### Exercise requirements
Among the lines below, keep only those from the one containing "Generate a LaTeX" through the one containing "(0,0) rectangle (1600,759);", and reproduce them exactly.

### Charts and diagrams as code
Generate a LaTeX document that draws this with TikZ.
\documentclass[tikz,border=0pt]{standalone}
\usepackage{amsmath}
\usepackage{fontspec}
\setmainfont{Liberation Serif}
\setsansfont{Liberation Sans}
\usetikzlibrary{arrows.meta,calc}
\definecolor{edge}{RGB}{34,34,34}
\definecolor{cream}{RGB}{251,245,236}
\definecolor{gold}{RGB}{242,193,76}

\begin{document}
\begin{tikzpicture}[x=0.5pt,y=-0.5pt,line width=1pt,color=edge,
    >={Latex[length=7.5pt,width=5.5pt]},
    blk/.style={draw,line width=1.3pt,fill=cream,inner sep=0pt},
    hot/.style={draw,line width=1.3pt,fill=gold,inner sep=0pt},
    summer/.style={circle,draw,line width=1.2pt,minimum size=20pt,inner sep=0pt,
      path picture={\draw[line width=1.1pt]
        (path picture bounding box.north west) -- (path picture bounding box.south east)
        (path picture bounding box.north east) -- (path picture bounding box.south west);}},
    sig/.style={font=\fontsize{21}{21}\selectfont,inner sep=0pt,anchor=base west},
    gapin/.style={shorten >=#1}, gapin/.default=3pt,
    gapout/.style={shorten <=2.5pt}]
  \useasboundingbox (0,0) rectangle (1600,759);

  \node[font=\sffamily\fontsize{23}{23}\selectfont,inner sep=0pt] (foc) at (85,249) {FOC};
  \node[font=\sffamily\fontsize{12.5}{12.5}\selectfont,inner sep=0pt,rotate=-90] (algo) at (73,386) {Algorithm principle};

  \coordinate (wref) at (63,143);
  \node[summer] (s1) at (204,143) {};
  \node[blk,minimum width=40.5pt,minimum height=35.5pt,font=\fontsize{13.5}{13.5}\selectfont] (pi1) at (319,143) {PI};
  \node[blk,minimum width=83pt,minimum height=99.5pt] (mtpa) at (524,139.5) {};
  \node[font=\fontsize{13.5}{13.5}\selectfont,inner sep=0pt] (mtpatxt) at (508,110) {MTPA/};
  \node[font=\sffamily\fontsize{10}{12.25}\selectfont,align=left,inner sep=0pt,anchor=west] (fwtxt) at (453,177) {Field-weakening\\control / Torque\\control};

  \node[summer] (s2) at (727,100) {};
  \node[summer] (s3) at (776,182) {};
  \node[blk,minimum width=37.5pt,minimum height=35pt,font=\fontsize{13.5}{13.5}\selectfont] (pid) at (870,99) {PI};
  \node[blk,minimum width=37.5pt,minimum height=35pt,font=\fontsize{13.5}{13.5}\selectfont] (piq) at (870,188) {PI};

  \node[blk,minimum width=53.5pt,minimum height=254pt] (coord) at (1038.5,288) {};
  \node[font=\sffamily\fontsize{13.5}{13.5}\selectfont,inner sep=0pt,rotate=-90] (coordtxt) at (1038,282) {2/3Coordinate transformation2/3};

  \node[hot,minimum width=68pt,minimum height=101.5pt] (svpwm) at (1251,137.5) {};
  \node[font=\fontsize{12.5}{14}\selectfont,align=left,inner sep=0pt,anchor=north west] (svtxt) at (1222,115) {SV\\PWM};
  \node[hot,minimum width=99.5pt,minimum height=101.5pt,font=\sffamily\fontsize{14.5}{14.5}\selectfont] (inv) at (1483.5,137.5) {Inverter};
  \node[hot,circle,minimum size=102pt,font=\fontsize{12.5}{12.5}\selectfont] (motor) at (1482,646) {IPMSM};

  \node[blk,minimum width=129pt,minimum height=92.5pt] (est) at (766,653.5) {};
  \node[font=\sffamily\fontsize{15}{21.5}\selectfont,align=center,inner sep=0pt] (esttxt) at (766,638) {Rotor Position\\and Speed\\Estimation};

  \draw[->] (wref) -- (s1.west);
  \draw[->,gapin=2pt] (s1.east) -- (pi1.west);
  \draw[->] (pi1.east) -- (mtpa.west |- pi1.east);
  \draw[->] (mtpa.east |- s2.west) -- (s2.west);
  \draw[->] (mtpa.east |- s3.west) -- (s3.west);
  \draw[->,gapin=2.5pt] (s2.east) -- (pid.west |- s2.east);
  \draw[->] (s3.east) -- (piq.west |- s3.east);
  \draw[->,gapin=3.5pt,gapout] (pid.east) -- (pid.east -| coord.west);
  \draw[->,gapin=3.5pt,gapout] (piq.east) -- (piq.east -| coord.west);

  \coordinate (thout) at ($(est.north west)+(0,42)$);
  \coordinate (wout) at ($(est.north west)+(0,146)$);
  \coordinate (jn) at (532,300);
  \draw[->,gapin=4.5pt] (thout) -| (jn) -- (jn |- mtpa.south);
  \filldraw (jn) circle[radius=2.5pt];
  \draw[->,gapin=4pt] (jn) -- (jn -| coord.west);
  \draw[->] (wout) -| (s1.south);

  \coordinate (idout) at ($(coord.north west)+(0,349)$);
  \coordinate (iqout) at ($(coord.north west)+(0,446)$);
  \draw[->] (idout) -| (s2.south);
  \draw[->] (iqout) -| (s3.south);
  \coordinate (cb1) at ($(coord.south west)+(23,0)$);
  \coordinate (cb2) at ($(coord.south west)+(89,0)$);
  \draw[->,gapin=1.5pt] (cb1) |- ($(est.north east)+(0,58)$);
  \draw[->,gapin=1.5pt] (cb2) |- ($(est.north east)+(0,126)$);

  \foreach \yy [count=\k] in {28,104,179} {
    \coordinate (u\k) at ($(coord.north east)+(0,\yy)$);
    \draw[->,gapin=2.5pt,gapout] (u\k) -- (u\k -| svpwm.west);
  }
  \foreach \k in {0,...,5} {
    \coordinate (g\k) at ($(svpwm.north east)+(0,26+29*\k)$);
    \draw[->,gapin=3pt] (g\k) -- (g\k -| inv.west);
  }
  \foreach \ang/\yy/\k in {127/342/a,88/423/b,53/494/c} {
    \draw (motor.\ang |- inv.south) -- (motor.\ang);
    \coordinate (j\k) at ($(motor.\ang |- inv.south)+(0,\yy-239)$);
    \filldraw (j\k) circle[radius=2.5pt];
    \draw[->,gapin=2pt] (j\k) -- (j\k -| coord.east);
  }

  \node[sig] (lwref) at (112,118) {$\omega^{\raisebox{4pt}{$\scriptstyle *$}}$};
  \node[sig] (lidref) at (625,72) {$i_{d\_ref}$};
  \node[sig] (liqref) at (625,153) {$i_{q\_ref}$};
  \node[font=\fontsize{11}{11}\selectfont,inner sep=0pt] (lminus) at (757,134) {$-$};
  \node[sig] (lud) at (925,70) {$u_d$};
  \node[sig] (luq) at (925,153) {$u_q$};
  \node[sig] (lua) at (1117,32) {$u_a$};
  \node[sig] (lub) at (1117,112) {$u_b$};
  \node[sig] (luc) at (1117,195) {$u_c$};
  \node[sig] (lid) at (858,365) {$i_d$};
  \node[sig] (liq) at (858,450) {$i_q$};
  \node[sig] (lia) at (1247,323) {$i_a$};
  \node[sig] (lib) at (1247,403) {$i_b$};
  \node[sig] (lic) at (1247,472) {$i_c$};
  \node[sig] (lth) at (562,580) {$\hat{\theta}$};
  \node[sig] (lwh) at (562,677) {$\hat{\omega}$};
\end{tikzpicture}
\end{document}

---

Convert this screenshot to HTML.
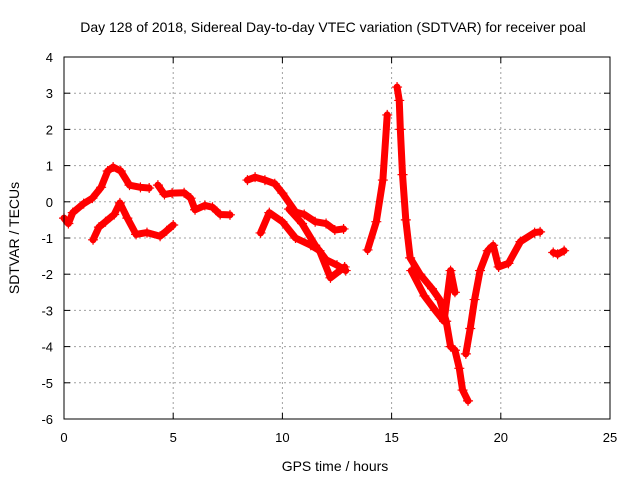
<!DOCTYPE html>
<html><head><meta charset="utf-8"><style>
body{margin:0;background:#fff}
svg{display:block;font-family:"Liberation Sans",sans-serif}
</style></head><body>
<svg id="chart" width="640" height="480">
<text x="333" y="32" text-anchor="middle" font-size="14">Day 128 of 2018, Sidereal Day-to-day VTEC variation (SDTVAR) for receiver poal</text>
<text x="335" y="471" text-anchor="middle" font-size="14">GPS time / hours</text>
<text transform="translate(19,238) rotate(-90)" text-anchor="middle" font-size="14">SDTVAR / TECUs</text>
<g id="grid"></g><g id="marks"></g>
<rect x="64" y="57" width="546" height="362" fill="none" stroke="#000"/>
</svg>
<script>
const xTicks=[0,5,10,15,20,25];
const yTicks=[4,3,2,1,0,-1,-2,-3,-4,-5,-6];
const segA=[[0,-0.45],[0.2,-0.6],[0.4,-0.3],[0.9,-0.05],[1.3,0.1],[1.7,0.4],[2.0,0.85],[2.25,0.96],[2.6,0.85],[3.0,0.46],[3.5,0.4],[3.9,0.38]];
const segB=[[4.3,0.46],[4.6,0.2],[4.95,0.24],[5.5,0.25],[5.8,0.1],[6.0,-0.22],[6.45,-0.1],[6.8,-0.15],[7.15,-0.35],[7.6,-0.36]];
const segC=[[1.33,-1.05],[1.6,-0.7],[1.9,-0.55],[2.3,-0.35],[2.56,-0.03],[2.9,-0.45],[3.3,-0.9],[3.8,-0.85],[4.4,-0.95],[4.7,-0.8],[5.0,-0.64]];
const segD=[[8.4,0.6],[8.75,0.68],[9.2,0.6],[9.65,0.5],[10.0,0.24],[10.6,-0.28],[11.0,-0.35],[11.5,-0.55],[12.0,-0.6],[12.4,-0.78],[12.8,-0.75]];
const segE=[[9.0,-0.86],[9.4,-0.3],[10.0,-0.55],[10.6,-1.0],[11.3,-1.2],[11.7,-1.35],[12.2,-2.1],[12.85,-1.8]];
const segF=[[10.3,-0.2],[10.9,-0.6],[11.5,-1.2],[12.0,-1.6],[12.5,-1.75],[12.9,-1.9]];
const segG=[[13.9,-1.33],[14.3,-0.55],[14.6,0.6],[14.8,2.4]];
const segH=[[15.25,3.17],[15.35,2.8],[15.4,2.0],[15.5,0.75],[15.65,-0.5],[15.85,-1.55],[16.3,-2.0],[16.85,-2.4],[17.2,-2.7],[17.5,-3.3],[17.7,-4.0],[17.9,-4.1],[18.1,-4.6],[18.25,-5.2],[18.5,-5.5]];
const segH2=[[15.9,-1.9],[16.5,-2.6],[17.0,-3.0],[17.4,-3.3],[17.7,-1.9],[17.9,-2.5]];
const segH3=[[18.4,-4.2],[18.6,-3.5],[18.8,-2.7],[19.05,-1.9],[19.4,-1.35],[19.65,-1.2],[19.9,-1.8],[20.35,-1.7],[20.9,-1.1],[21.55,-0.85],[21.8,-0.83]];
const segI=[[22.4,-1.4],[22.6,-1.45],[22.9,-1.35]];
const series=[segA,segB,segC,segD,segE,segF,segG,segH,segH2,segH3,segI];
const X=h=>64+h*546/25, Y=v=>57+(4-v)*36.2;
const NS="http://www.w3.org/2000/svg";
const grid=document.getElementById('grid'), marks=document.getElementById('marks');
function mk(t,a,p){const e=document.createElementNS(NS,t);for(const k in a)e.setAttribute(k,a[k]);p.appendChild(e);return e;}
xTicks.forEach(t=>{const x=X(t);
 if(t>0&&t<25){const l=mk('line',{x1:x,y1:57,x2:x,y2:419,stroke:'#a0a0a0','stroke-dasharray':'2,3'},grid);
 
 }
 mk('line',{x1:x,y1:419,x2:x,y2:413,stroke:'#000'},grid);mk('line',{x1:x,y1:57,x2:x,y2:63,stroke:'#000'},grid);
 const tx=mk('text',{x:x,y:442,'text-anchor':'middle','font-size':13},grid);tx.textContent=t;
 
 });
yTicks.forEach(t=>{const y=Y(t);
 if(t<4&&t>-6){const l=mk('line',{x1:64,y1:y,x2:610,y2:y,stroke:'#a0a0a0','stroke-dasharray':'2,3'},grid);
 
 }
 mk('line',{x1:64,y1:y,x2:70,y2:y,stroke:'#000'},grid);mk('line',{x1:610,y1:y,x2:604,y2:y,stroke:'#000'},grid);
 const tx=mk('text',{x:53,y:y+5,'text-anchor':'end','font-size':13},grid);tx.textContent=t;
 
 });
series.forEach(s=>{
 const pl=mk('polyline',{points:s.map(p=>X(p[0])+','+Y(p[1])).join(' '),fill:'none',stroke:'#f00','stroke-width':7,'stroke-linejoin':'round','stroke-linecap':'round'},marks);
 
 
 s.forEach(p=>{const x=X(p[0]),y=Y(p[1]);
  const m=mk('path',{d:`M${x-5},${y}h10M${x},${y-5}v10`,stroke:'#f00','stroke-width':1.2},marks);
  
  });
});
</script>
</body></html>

### Task solution
Generate a LaTeX document that draws this with TikZ.
\documentclass[tikz,border=0pt]{standalone}
\usepackage{amsmath}
\usepackage{fontspec}
\setmainfont{Liberation Serif}
\setsansfont{Liberation Sans}
\usetikzlibrary{arrows.meta,calc}
\definecolor{edge}{RGB}{34,34,34}
\definecolor{cream}{RGB}{251,245,236}
\definecolor{gold}{RGB}{242,193,76}

\begin{document}
\begin{tikzpicture}[x=0.5pt,y=-0.5pt,line width=1pt,color=edge,
    >={Latex[length=7.5pt,width=5.5pt]},
    blk/.style={draw,line width=1.3pt,fill=cream,inner sep=0pt},
    hot/.style={draw,line width=1.3pt,fill=gold,inner sep=0pt},
    summer/.style={circle,draw,line width=1.2pt,minimum size=20pt,inner sep=0pt,
      path picture={\draw[line width=1.1pt]
        (path picture bounding box.north west) -- (path picture bounding box.south east)
        (path picture bounding box.north east) -- (path picture bounding box.south west);}},
    sig/.style={font=\fontsize{21}{21}\selectfont,inner sep=0pt,anchor=base west},
    gapin/.style={shorten >=#1}, gapin/.default=3pt,
    gapout/.style={shorten <=2.5pt}]
  \useasboundingbox (0,0) rectangle (1600,759);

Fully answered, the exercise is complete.